# Can't get S950C (Showcase) into download mode



## Cewkie (Mar 28, 2013)

I've tried many different combos, like Power + Vol Down, Vol up + Vol Down + Power, Power + Vol Up. Power and Vol Up just bring my phone into recovery mode, but it requires me to have the battery in. I've done the method mentioned here: http://rootzwiki.com...-back-to-stock/ 
but still, to no avail.

if anyone can suggest any methods to fix this, I'd appreciate it. I'm getting real tired of my laggy phone.

EDIT: I got it, after much trying. If a mod could lock this, I'd appreciate it


----------



## Dagex (Feb 14, 2013)

The S950C is not in our product family and WILL NOT WORK WITH OUR ROMS

Sent from my SCH-I500 using Tapatalk 2


----------



## showcasemodr (Dec 31, 2011)

Just figured I'd put this here: http://rootzwiki.com/topic/38697-guide-straighttalk-s950c-showcase-flashing-romsrootinggoing-back-to-stock/

The S950C is just a variant of the samsung showcase.
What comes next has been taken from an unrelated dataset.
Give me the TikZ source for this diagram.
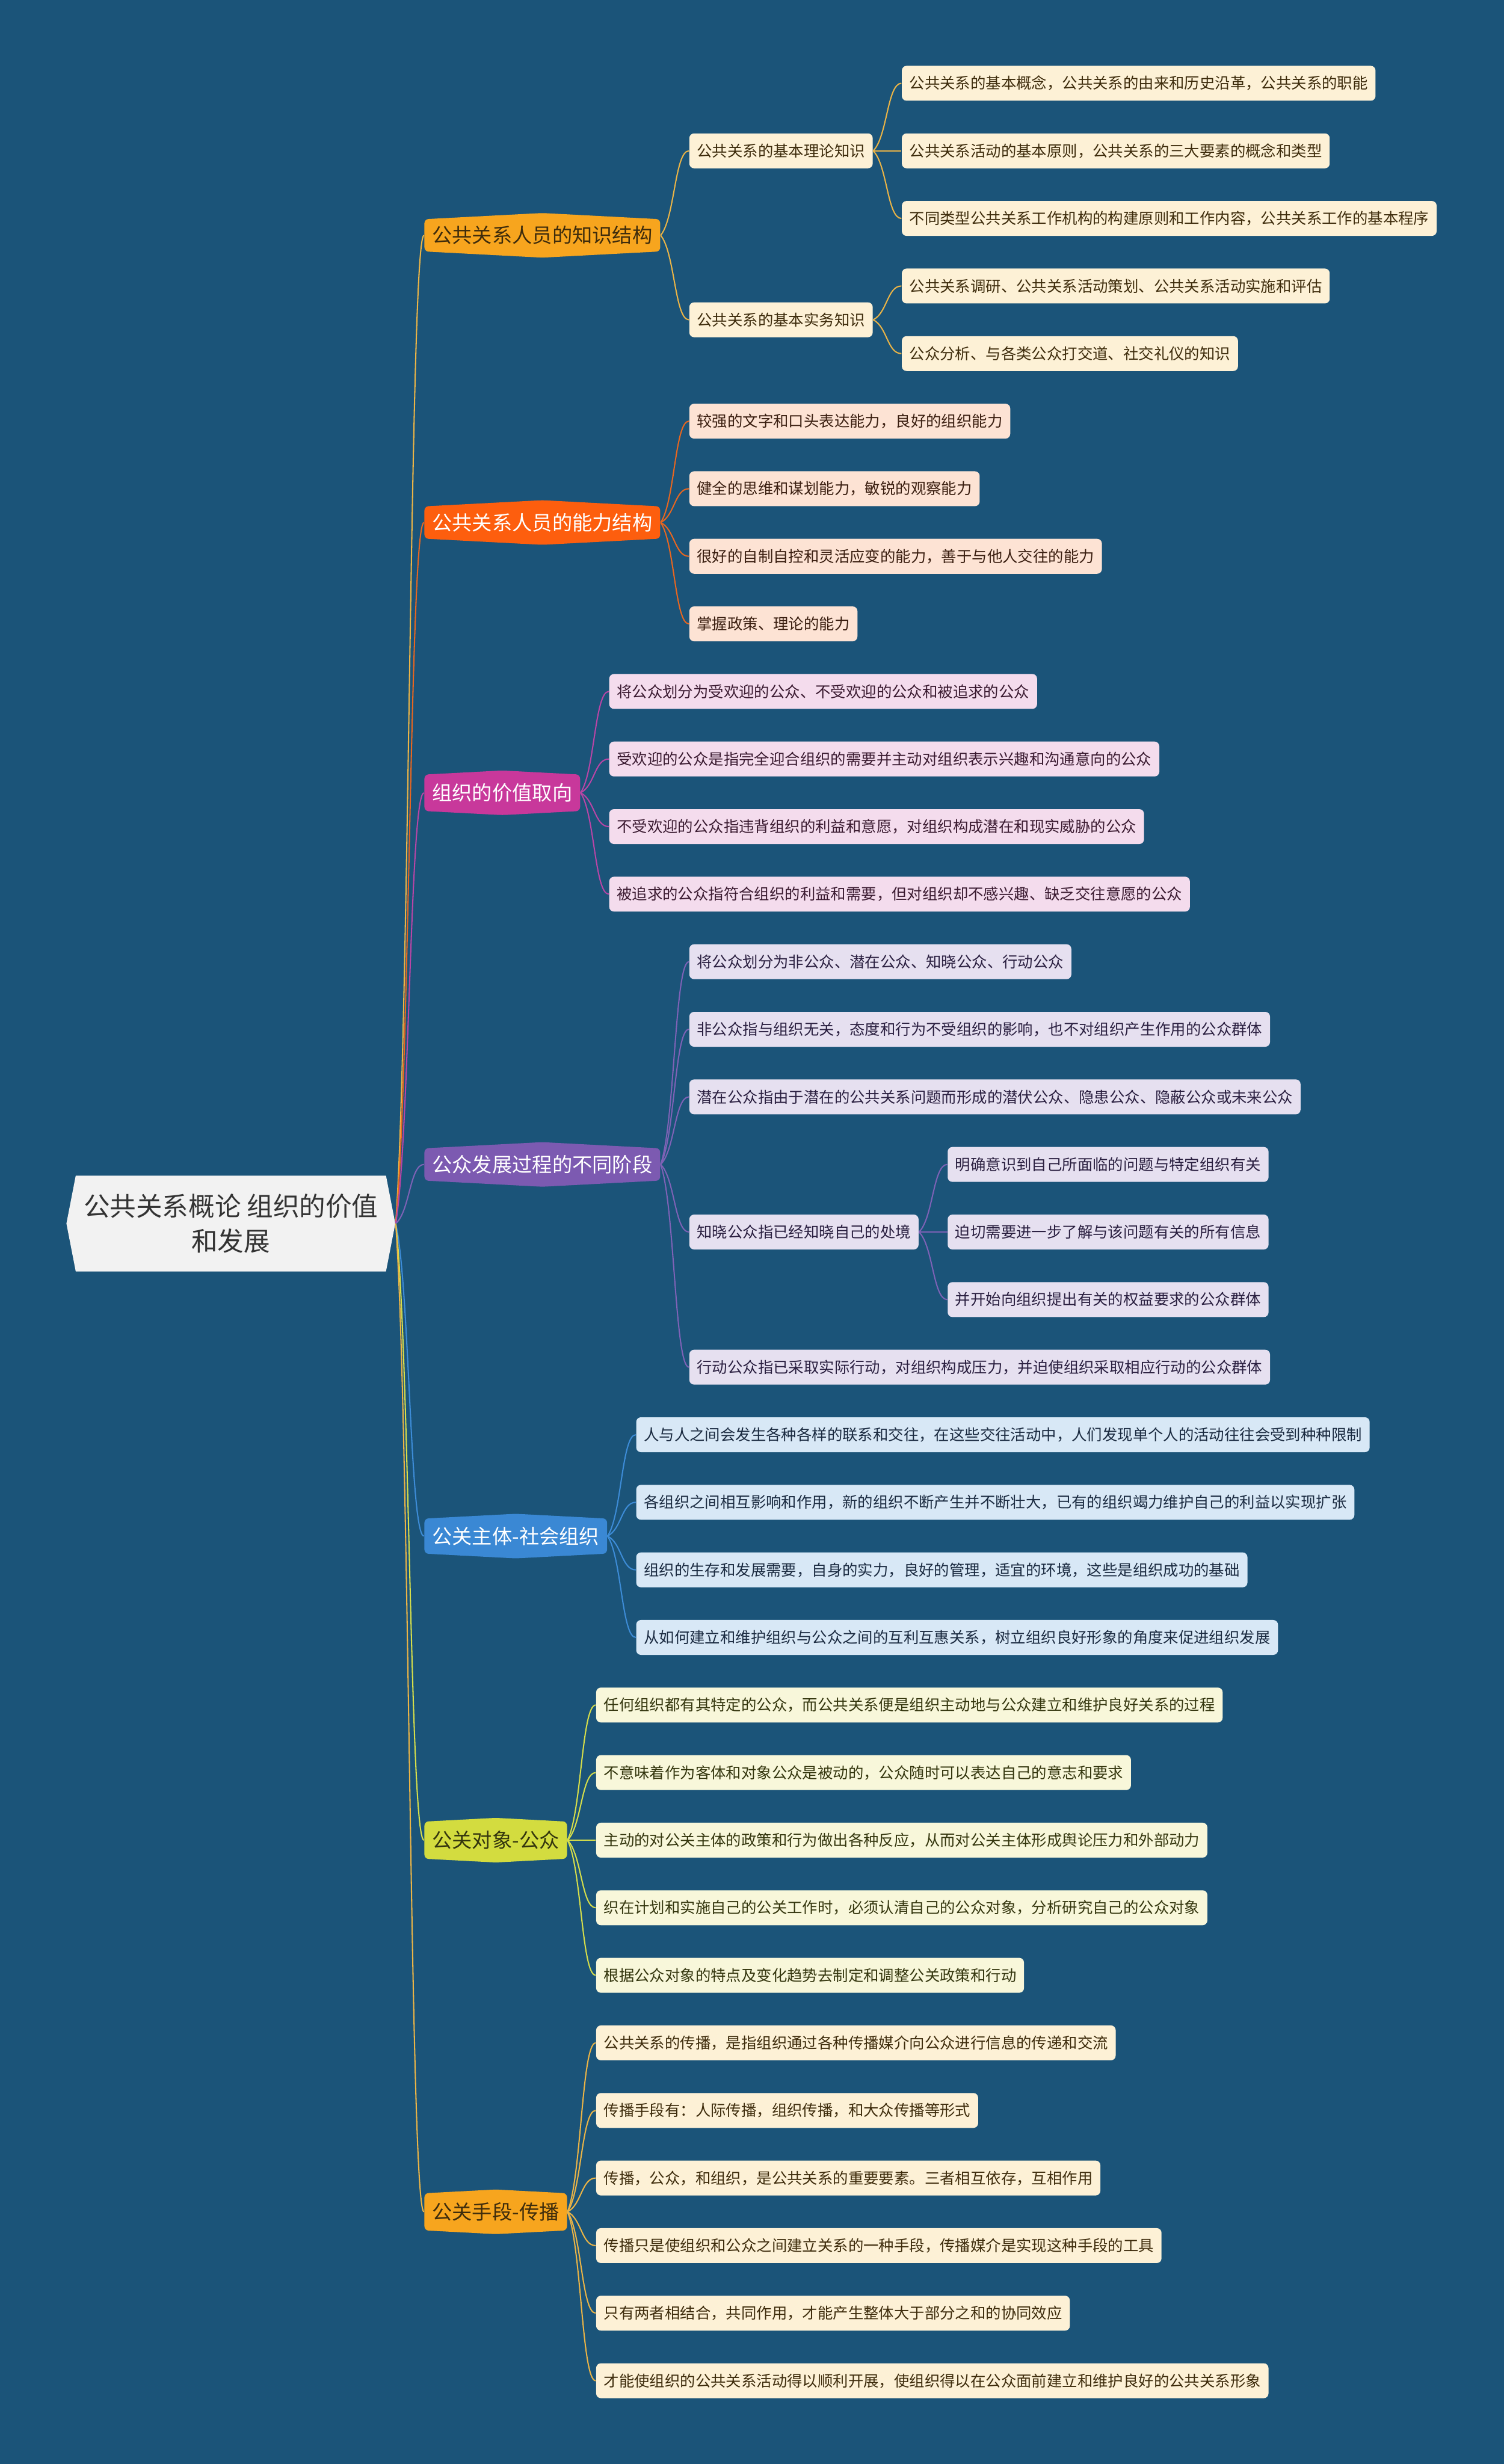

Fascinate roms work just fine on it.


----------



## Dagex (Feb 14, 2013)

pirateghost said:


> I see there is a samsung fascinate/mesmerize section but no captivate love?
> also, what about HTC glacier and vision?


really I had no idea never heard of it

Sent from my SCH-I500 using Tapatalk 2


----------